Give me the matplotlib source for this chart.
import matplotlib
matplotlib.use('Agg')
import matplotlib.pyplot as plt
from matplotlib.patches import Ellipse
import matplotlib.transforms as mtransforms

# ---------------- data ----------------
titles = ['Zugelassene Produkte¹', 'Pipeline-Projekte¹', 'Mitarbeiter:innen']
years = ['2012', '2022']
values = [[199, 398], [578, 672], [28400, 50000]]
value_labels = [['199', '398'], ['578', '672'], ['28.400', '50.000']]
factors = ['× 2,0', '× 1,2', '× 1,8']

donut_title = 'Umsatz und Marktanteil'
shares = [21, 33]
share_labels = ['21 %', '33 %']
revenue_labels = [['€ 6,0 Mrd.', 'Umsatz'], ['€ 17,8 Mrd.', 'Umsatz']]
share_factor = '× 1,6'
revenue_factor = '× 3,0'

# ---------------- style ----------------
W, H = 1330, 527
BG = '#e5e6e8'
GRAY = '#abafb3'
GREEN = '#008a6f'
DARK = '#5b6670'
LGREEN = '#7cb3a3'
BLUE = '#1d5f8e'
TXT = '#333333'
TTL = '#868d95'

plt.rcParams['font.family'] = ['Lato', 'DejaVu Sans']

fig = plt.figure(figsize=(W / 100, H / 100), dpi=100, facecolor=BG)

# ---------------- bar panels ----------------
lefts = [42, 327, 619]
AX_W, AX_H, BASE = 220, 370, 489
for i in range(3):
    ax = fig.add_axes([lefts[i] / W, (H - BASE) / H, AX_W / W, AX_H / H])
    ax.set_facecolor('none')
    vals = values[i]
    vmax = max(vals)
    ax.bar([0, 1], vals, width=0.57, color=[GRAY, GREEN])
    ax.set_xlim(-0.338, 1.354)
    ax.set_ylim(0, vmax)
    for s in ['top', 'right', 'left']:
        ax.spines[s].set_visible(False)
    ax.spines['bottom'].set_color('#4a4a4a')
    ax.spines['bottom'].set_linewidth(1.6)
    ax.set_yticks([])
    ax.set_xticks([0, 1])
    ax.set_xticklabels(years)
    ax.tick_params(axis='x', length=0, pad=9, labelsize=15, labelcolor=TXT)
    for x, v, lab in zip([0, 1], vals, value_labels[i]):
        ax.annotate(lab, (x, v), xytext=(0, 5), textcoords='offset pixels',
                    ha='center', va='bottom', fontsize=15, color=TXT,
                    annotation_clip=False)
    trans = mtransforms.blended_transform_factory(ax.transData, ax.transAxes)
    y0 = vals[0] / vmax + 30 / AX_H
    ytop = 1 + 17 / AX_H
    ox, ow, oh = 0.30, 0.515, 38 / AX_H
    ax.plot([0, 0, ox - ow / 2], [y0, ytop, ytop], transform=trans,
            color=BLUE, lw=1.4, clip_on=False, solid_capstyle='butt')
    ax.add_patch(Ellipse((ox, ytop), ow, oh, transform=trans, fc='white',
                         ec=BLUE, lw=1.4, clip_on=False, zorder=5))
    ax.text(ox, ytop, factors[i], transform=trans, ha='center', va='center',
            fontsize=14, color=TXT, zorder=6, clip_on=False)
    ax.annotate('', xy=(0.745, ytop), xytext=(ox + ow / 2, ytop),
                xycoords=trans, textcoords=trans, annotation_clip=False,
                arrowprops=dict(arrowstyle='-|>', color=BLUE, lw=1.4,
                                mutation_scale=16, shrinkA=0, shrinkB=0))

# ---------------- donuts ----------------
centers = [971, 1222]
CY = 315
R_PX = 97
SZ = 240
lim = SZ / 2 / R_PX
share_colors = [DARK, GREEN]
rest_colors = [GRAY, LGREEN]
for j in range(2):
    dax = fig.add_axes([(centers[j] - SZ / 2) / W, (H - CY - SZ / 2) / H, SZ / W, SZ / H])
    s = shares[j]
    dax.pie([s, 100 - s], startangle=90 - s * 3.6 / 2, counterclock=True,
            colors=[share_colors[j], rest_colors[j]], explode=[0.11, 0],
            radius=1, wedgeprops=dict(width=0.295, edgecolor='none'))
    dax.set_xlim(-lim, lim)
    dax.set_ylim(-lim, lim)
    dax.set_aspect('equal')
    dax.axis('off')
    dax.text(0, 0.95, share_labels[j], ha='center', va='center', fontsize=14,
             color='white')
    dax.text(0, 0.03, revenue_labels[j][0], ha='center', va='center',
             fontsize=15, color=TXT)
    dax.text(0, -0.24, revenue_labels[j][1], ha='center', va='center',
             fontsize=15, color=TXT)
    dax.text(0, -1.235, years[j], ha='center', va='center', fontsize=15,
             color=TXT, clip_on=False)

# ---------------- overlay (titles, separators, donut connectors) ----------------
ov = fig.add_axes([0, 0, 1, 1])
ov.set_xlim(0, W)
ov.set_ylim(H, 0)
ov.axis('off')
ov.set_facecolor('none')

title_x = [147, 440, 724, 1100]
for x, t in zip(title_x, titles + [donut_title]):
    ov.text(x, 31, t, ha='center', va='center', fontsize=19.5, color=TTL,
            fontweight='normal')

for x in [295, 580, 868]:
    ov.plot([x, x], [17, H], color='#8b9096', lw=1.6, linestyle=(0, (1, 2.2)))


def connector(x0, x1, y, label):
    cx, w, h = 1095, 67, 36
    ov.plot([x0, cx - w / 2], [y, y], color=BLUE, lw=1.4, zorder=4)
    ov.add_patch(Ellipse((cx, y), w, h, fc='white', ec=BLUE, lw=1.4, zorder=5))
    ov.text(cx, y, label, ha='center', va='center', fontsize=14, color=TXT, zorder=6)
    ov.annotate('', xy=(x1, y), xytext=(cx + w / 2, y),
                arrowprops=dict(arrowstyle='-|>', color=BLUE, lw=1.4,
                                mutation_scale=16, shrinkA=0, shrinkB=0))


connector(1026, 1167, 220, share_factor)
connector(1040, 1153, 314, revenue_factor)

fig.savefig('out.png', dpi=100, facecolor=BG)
★ ★ ★ ★
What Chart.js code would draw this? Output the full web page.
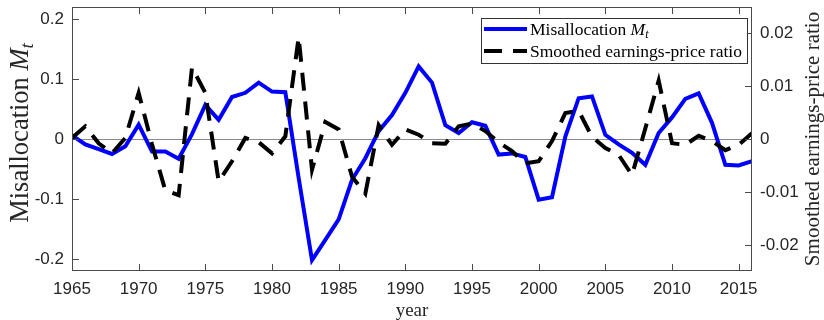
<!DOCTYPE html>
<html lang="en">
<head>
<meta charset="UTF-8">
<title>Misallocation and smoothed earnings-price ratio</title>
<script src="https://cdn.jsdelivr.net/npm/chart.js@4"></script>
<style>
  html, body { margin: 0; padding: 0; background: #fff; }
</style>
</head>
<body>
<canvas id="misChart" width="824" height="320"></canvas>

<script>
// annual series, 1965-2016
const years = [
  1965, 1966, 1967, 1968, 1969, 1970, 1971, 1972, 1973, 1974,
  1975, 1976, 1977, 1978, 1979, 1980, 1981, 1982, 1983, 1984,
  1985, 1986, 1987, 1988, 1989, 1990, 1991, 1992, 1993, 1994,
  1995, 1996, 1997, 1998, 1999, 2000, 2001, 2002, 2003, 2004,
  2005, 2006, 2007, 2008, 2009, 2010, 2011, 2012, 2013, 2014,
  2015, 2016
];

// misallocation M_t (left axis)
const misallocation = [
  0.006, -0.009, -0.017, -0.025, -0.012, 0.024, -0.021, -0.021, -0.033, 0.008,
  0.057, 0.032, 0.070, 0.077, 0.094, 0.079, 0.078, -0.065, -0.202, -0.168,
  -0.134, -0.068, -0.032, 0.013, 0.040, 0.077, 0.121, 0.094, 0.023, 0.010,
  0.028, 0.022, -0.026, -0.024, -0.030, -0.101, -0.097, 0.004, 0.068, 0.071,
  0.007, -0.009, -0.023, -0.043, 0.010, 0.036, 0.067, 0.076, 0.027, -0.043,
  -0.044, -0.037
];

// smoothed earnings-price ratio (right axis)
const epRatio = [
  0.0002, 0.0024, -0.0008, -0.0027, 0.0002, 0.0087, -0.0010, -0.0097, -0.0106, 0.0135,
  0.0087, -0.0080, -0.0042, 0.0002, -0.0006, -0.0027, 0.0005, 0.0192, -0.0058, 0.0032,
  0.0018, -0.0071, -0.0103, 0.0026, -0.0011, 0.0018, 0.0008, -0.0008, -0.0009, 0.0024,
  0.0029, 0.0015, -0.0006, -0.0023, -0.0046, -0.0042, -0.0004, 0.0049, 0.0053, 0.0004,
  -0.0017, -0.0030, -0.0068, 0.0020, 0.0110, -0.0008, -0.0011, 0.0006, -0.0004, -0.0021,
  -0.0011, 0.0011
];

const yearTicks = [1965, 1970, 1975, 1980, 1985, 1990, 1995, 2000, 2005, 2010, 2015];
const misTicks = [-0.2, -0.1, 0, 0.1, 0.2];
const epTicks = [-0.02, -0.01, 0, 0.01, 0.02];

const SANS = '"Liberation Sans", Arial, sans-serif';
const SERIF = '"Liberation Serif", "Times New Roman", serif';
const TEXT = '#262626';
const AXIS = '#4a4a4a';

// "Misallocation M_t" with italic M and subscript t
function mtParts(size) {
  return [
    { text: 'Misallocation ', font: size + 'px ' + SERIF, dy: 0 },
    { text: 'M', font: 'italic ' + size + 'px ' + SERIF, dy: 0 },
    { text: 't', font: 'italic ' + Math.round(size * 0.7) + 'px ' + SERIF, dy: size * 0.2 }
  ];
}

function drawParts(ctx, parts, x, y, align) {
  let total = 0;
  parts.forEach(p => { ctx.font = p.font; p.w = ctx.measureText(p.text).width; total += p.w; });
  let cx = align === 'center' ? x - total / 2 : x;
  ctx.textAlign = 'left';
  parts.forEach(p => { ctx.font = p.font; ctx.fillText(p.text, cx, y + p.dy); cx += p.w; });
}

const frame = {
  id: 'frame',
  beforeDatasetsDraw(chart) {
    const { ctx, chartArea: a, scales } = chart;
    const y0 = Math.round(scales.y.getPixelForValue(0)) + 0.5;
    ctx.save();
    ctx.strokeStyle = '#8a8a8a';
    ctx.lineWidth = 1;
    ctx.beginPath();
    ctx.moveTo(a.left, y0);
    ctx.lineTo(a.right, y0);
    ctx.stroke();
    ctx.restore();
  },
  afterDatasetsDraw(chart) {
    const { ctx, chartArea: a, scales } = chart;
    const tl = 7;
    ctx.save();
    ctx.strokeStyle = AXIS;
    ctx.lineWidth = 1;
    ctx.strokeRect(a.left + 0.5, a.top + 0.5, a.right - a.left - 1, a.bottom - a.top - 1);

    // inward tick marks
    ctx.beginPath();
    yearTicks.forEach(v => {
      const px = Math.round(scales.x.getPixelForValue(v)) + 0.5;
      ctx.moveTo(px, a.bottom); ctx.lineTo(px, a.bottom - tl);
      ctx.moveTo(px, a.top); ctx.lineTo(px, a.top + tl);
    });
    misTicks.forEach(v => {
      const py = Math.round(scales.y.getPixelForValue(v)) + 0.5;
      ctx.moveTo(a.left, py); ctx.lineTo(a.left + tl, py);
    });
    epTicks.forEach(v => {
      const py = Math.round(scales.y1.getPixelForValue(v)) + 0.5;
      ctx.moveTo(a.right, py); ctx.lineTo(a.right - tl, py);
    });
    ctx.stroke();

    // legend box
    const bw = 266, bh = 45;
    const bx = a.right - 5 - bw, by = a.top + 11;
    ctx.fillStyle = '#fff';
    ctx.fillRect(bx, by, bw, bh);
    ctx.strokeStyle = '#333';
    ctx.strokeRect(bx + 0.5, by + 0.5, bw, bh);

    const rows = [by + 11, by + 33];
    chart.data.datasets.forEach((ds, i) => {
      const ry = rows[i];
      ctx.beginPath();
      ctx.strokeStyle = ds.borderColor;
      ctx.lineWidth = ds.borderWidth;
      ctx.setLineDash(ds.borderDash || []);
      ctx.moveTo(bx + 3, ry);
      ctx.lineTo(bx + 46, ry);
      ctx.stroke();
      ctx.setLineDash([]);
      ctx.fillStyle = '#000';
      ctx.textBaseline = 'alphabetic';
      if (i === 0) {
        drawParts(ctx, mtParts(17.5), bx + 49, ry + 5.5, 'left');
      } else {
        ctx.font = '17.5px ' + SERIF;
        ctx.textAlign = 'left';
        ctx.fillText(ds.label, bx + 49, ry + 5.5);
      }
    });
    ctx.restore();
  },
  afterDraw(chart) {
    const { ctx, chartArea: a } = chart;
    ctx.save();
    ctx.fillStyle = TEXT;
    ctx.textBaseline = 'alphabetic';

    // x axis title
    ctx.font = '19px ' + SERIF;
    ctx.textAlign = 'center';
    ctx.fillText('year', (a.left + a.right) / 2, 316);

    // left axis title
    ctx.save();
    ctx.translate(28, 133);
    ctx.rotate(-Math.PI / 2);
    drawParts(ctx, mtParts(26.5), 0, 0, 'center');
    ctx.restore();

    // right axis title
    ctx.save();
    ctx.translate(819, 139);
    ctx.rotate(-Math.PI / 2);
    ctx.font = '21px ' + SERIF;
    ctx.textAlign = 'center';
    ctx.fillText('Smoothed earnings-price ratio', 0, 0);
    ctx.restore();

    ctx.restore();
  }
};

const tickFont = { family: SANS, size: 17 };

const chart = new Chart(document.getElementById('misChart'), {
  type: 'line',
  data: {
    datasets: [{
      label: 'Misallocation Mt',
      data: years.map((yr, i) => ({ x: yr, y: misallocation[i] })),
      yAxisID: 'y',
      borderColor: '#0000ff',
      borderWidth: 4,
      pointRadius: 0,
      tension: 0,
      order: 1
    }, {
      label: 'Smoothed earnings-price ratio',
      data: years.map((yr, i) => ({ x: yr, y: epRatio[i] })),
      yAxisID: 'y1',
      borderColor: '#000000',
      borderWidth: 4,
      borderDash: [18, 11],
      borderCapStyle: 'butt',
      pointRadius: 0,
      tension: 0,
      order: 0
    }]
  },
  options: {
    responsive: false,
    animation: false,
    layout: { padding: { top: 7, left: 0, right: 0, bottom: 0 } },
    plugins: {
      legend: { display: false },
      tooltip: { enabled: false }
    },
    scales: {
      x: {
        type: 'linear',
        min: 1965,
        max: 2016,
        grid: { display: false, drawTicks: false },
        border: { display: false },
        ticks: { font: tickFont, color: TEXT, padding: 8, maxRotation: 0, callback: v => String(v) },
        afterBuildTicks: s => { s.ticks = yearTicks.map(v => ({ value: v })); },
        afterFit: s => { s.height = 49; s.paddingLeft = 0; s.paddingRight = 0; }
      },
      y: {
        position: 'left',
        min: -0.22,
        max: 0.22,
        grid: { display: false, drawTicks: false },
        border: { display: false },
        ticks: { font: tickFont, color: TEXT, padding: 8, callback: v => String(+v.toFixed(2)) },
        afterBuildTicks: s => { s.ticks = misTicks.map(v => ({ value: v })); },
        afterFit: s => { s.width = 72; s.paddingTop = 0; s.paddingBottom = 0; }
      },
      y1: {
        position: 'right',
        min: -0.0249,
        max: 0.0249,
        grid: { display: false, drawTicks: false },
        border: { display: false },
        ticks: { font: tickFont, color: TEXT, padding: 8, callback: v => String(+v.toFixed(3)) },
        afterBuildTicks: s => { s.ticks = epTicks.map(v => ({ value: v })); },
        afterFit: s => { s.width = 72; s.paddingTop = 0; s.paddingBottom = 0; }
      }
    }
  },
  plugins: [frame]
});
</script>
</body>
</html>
★ ★ ★ ★
EXERCISE PROMPT: Gather each line from the listing above that holds "this".

CORRECT ANSWER:
Give me the matplotlib source for this chart.
What Chart.js code would draw this? Output the full web page.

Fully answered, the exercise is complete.